[Start Dataset excerpt]

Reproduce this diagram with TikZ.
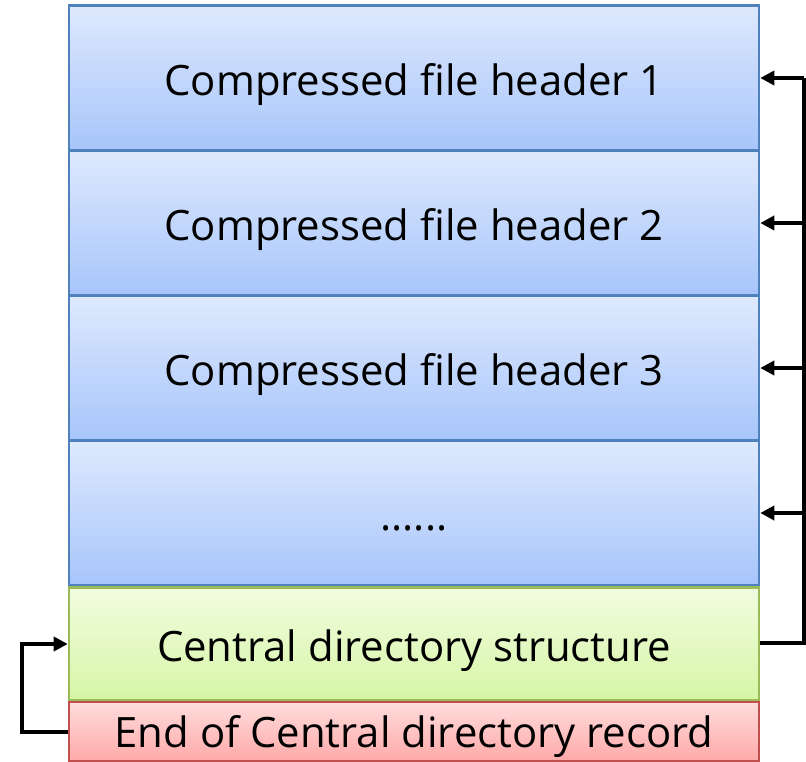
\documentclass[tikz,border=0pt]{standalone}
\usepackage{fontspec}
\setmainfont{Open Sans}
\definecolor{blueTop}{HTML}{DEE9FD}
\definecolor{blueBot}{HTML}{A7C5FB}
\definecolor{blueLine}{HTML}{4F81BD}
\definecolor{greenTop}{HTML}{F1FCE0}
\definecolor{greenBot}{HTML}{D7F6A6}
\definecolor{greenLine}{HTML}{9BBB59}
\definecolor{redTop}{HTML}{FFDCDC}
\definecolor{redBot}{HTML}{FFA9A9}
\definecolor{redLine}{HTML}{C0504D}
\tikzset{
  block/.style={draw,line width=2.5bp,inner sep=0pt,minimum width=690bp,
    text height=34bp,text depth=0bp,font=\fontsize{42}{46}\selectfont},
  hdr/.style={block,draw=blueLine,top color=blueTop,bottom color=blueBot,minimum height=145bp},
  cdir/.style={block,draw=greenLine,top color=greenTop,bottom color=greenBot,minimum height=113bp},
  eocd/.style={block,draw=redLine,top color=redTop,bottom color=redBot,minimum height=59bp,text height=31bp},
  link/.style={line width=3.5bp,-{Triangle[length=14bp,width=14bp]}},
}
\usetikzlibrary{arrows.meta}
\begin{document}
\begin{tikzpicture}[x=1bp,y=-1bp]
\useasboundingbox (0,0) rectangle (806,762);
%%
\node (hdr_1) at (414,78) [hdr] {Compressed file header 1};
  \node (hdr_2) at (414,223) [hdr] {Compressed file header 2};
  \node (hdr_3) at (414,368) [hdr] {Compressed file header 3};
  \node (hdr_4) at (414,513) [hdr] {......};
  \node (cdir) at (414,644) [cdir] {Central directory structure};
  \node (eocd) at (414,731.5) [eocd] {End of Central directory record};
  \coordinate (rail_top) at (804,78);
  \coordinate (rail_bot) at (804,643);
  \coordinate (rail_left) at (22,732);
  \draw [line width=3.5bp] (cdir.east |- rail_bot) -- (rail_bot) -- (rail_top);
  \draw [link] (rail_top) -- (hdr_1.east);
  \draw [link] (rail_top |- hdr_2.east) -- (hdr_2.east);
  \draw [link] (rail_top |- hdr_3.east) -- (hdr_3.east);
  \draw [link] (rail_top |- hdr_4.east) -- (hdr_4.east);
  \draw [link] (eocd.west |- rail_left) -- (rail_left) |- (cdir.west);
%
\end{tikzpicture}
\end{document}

[End Dataset excerpt]

#### [What is expected]
Copy out all of the material exactly as written, without its pictures.

#### [Result for this exercise]
Reproduce this diagram with TikZ.
\documentclass[tikz,border=0pt]{standalone}
\usepackage{fontspec}
\setmainfont{Open Sans}
\definecolor{blueTop}{HTML}{DEE9FD}
\definecolor{blueBot}{HTML}{A7C5FB}
\definecolor{blueLine}{HTML}{4F81BD}
\definecolor{greenTop}{HTML}{F1FCE0}
\definecolor{greenBot}{HTML}{D7F6A6}
\definecolor{greenLine}{HTML}{9BBB59}
\definecolor{redTop}{HTML}{FFDCDC}
\definecolor{redBot}{HTML}{FFA9A9}
\definecolor{redLine}{HTML}{C0504D}
\tikzset{
  block/.style={draw,line width=2.5bp,inner sep=0pt,minimum width=690bp,
    text height=34bp,text depth=0bp,font=\fontsize{42}{46}\selectfont},
  hdr/.style={block,draw=blueLine,top color=blueTop,bottom color=blueBot,minimum height=145bp},
  cdir/.style={block,draw=greenLine,top color=greenTop,bottom color=greenBot,minimum height=113bp},
  eocd/.style={block,draw=redLine,top color=redTop,bottom color=redBot,minimum height=59bp,text height=31bp},
  link/.style={line width=3.5bp,-{Triangle[length=14bp,width=14bp]}},
}
\usetikzlibrary{arrows.meta}
\begin{document}
\begin{tikzpicture}[x=1bp,y=-1bp]
\useasboundingbox (0,0) rectangle (806,762);
%%
\node (hdr_1) at (414,78) [hdr] {Compressed file header 1};
  \node (hdr_2) at (414,223) [hdr] {Compressed file header 2};
  \node (hdr_3) at (414,368) [hdr] {Compressed file header 3};
  \node (hdr_4) at (414,513) [hdr] {......};
  \node (cdir) at (414,644) [cdir] {Central directory structure};
  \node (eocd) at (414,731.5) [eocd] {End of Central directory record};
  \coordinate (rail_top) at (804,78);
  \coordinate (rail_bot) at (804,643);
  \coordinate (rail_left) at (22,732);
  \draw [line width=3.5bp] (cdir.east |- rail_bot) -- (rail_bot) -- (rail_top);
  \draw [link] (rail_top) -- (hdr_1.east);
  \draw [link] (rail_top |- hdr_2.east) -- (hdr_2.east);
  \draw [link] (rail_top |- hdr_3.east) -- (hdr_3.east);
  \draw [link] (rail_top |- hdr_4.east) -- (hdr_4.east);
  \draw [link] (eocd.west |- rail_left) -- (rail_left) |- (cdir.west);
%
\end{tikzpicture}
\end{document}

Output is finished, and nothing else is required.